If an earworm is a musical tune that you hear playing over and over in your mind, a bee in a bonnet is a parallel idiom, expanding to a thought or topic that one can’t quite set free, like a bee buzzing around in the brain, trapped. The host subject proceeds to bring the topic up to anyone who will listen and even those who will not. We all know someone with the occasional bee in their bonnet, and this year, Easter triggered this phenomenon with me when I saw an article in the New York Post about the annual Easter Parade and Bonnet Festival. I started wondering just exactly how the transition was made from the Georgian pre-Regency big hair and big, fancy hats to the simple poke bonnets of the Regency, and a bee was born.
The transition was actually fairly organic, following the fashion trend that raised the waistline and simplified the shape of clothing to reflect the clothing and hairstyles observed in classic Grecian art. The flat hat brims of the previous century were pulled down around the face to provide protection from the weather, with the back of the round brim becoming an extraneous bit that was soon done away with.
In spite of the bonnets of the early 19th century being smaller in size and less ornate than the millinery that preceded them, they remained a high-cost investment in a wardrobe. Account books from this era place the price of a whole, complete bonnet at around a pound or a guinea. The same records indicate that one could acquire a new gown for the same price.
The cost comparison casts light on a passage in Chapter 39 of Pride and Prejudice, which occurs when Elizabeth, Jane, and Maria Lucas are returning to Meryton from Gardiner’s home. Mr. Bennet has sent a carriage to meet them but allowed Kitty and Lydia to do so as well. Lydia, upon arriving in town an hour ahead of the rendevous time goes across the street to the milliners and spends all the money they had.
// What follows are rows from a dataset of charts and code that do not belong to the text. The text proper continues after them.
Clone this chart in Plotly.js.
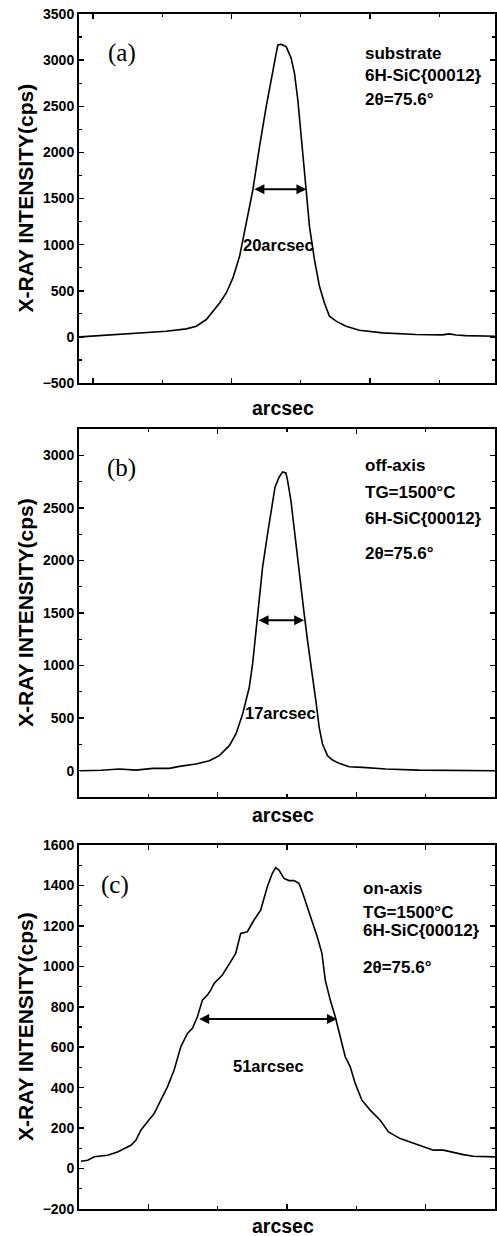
<!DOCTYPE html>
<html><head><meta charset="utf-8">
<script src="https://cdn.plot.ly/plotly-3.0.1.min.js"></script>
<style>body{margin:0;background:#fff}#chart{width:497px;height:1236px}</style>
</head><body><div id="chart"></div>
<script>
// Panel (a) substrate
const xA=[0.4,7.6,14,21.9,31.5,38.7,42.3,45.9,48.3,50.7,53.1,55.5,57.9,62.7,65.1,67.5,71.1,71.7,72.9,74.7,76.5,77.7,78.9,80.1,81.3,81.9,83.1,84.9,86.7,88.5,90.3,92.7,96.3,101.1,109.5,121.5,131,133.5,136,139.4,150];
const yA=[0,14,22,43,61,87,115,188,278,368,476,639,873,1595,2064,2497,3074,3164,3171,3146,3020,2857,2569,2208,1847,1595,1198,837,548,368,224,170,115,72,43,25,22,32,20,14,7];
// Panel (b) off-axis
const xB=[0.5,8,14.6,20.6,26.6,32.6,36.2,42.2,47,50.6,54.2,56.6,59,61.4,62.6,63.8,65,66.2,68,69.8,70.7,72.2,73.4,74.6,75.2,76.4,77.6,78.8,80,81.2,82.4,84.2,85.4,86.6,87.8,89.6,91.4,93.8,97.4,102.2,110.6,122.5,135,150];
const yB=[0,4,16,6,22,22,41,64,95,143,238,349,540,794,1016,1302,1619,1937,2254,2572,2699,2794,2842,2832,2762,2572,2286,2000,1746,1492,1238,921,667,413,254,143,102,70,38,32,16,6,3,0];
// Panel (c) on-axis
const xC=[0.7,3.1,5.5,10.3,13.9,16.3,18.7,20.5,22.3,24.7,27.1,29.5,31.9,34.3,36.7,39.1,40.9,42.7,44.5,46.3,47.5,48.7,49.9,51.7,54.7,56.5,58.3,60.7,63.1,65.5,67.9,69.7,70.9,72.1,73.9,75.7,77.5,79.3,80.5,82.3,84.1,85.9,87.6,88.8,90.6,92.4,94.2,96,97.8,99.6,102,105,108.6,111.6,115.8,120.6,125.4,127.8,131.4,135,138.6,142.2,145.8,150];
const yC=[36,41,58,66,82,99,115,140,190,231,272,338,404,487,602,668,693,751,833,858,882,915,932,957,1023,1064,1163,1171,1229,1278,1394,1460,1488,1476,1435,1424,1424,1410,1369,1295,1229,1146,1064,932,833,751,652,553,503,421,338,289,239,181,148,124,102,91,91,79,69,61,61,58];

// FWHM markers
const fwhmLeft=[62.7,64.2,42.8];
const fwhmRight=[82.0,81.2,93.0];
const fwhmY=[1600,1430,740];
const fwhmText=['20arcsec','17arcsec','51arcsec'];
const fwhmTextX=[71.9,72.8,68.5];
const fwhmTextY=[1000,550,505];

const panelLabels=['(a)','(b)','(c)'];
const panelLabelX=[15.4,15.4,13.0];
const panelLabelY=[3080,2876,1400];

const infoLines=[
  ['substrate','6H-SiC{00012}','2θ=75.6°'],
  ['off-axis','TG=1500°C','6H-SiC{00012}','2θ=75.6°'],
  ['on-axis','TG=1500°C','6H-SiC{00012}','2θ=75.6°']
];
const infoX=[102.5,102.3,101.6];
const infoY=[[3077,2828,2568],[2905,2648,2400,2067],[1385,1266,1177,994]];

const yRanges=[[-500,3500],[-250,3250],[-200,1600]];
const yDtick=[500,500,200];
const xTick0=[5,0,25];
const yTitle='X-RAY INTENSITY(cps)';
const xTitle='arcsec';

(function(){
const FONT='Liberation Sans, Arial, sans-serif';
const traces=[[xA,yA],[xB,yB],[xC,yC]].map((d,i)=>({
  x:d[0],y:d[1],type:'scatter',mode:'lines',
  line:{color:'#000',width:1.6},
  xaxis:i===0?'x':'x'+(i+1), yaxis:i===0?'y':'y'+(i+1),
  showlegend:false,hoverinfo:'skip'
}));

const H=1236, mTop=14, mBot=27, mL=79, W=497, mR=2;
const plotH=H-mTop-mBot, plotW=W-mL-mR;
const pix=[[14,383],[429,797],[845,1209]];
const xTitleDist=[25,18,17];
const doms=pix.map(p=>[(H-mBot-p[1])/plotH,(H-mBot-p[0])/plotH]);

const layout={
  width:W,height:H,
  margin:{l:mL,r:mR,t:mTop,b:mBot},
  paper_bgcolor:'#fff',plot_bgcolor:'#fff',
  font:{family:FONT,color:'#000'},
  showlegend:false,
  annotations:[]
};
for(let i=0;i<3;i++){
  const xs=i===0?'':String(i+1);
  layout['xaxis'+xs]={
    domain:[0,1],anchor:'y'+xs,range:[0,150],
    showline:true,linewidth:2,linecolor:'#000',mirror:'ticks',
    ticks:'inside',ticklen:5,tickwidth:1.5,tickcolor:'#000',
    tick0:xTick0[i],dtick:50,showticklabels:false,
    minor:{ticks:'inside',ticklen:3,tickwidth:1.2,tickcolor:'#000',dtick:25,tick0:xTick0[i]},
    showgrid:false,zeroline:false
  };
  layout['yaxis'+xs]={
    domain:doms[i],anchor:'x'+xs,range:yRanges[i],
    showline:true,linewidth:2,linecolor:'#000',mirror:'ticks',
    ticks:'inside',ticklen:5,tickwidth:1.5,tickcolor:'#000',
    tick0:0,dtick:yDtick[i],
    minor:{ticks:'inside',ticklen:3,tickwidth:1.2,tickcolor:'#000',dtick:yDtick[i]/2},
    tickfont:{family:FONT,size:14,weight:'bold',color:'#000'},
    showgrid:false,zeroline:false
  };
  const xr='x'+xs, yr='y'+xs;
  const hpx=pix[i][1]-pix[i][0];
  // axis titles
  layout.annotations.push({
    xref:'paper',yref:yr+' domain',x:(283-mL)/plotW,y:-xTitleDist[i]/hpx,
    xanchor:'center',yanchor:'middle',text:xTitle,showarrow:false,
    font:{family:FONT,size:19.5,weight:'bold',color:'#000'}
  });
  layout.annotations.push({
    xref:'paper',yref:yr+' domain',x:(25-mL)/plotW,y:0.5,textangle:-90,
    xanchor:'center',yanchor:'middle',text:yTitle,showarrow:false,
    font:{family:FONT,size:21,weight:'bold',color:'#000'}
  });
  layout.annotations.push({
    xref:xr,yref:yr,axref:xr,ayref:yr,
    x:fwhmRight[i],y:fwhmY[i],ax:fwhmLeft[i],ay:fwhmY[i],
    showarrow:true,arrowhead:2,arrowside:'end+start',arrowsize:1,arrowwidth:2,arrowcolor:'#000',text:''
  });
  layout.annotations.push({
    xref:xr,yref:yr,x:fwhmTextX[i],y:fwhmTextY[i],text:fwhmText[i],showarrow:false,
    font:{family:FONT,size:16.5,weight:'bold',color:'#000'}
  });
  layout.annotations.push({
    xref:xr,yref:yr,x:panelLabelX[i],y:panelLabelY[i],text:panelLabels[i],showarrow:false,
    font:{family:'Liberation Serif, Times New Roman, serif',size:25,color:'#000'}
  });
  infoLines[i].forEach((t,j)=>{
    layout.annotations.push({
      xref:xr,yref:yr,x:infoX[i],y:infoY[i][j],text:t,showarrow:false,xanchor:'left',
      font:{family:FONT,size:17,weight:'bold',color:'#000'}
    });
  });
}
Plotly.newPlot('chart',traces,layout,{staticPlot:true});
})();
</script></body></html>
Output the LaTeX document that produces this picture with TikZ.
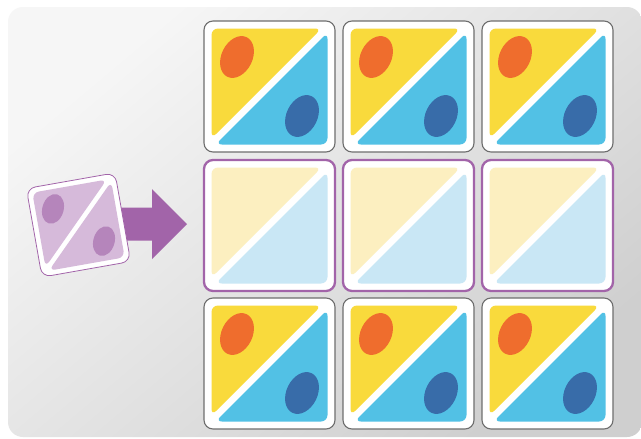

“And we mean to treat you all,” added Lydia; “but you must lend us the money, for we have just spent ours at the shop out there.” Then, shewing her purchases — “Look here, I have bought this bonnet. I do not think it is very pretty; but I thought I might as well buy it as not. I shall pull it to pieces as soon as I get home, and see if I can make it up any better.”
And when her sisters abused it as ugly, she added, with perfect unconcern, “Oh! but there were two or three much uglier in the shop; and when I have bought some prettier-coloured satin to trim it with fresh, I think it will be very tolerable. Besides, it will not much signify what one wears this summer, after the — — shire have left Meryton, and they are going in a fortnight.”
As reflected in these paragraphs, bonnets were routinely made over and re-trimmed, so often in fact, that trimmings were generally pinned in place, not sewn. Bonnets were often made over to match a dress or update the style, so a well-designed base could serve to enhance a wardrobe for several years. We learn from this passage that Lydia’s sense of fashion and economy are both poor, her unwise judgment in this arena are sure to spell marital financial woes for her future husband.
Austen used bonnets to reveal characteristics on several occasions in her novels. Another of my favorite bonnet passages is in Chapter 42 of Emma, where Mrs. Elton describes her wardrobe for the picnic at Donwell Abbey.”
“… It is to be a morning scheme, you know, Knightley; quite a simple thing. I shall wear a large bonnet, and bring one of my little baskets hanging on my arm. Here, — probably this basket with pink ribbon. Nothing can be more simple, you see. And Jane will have such another. There is to be no form or parade — a sort of gipsy party. We are to walk about your gardens, and gather the strawberries ourselves, and sit under trees; and whatever else you may like to provide, it is to be all out of doors; a table spread in the shade, you know. Every thing as natural and simple as possible. Is not that your idea?”
(And of course, it was not.)
The variations of bonnet styles in this era can’t be numbered, there were so many. We know though, that the poke bonnet, with a brim that covered the sides of a lady’s face, was lampooned by caricature artists who, no doubt, found kissing a lady in a poke bonnet nigh unto impossible.
Bonnets like these have long since passed out of style, yet I find the appearance of a face framed by the brim of a bonnet curiously appealing.
Hopefully, I have set my bee free now, and if we all learned something in staging this release into the wild, I for one will be delighted. I would love to hear your thoughts and experiences with bonnets.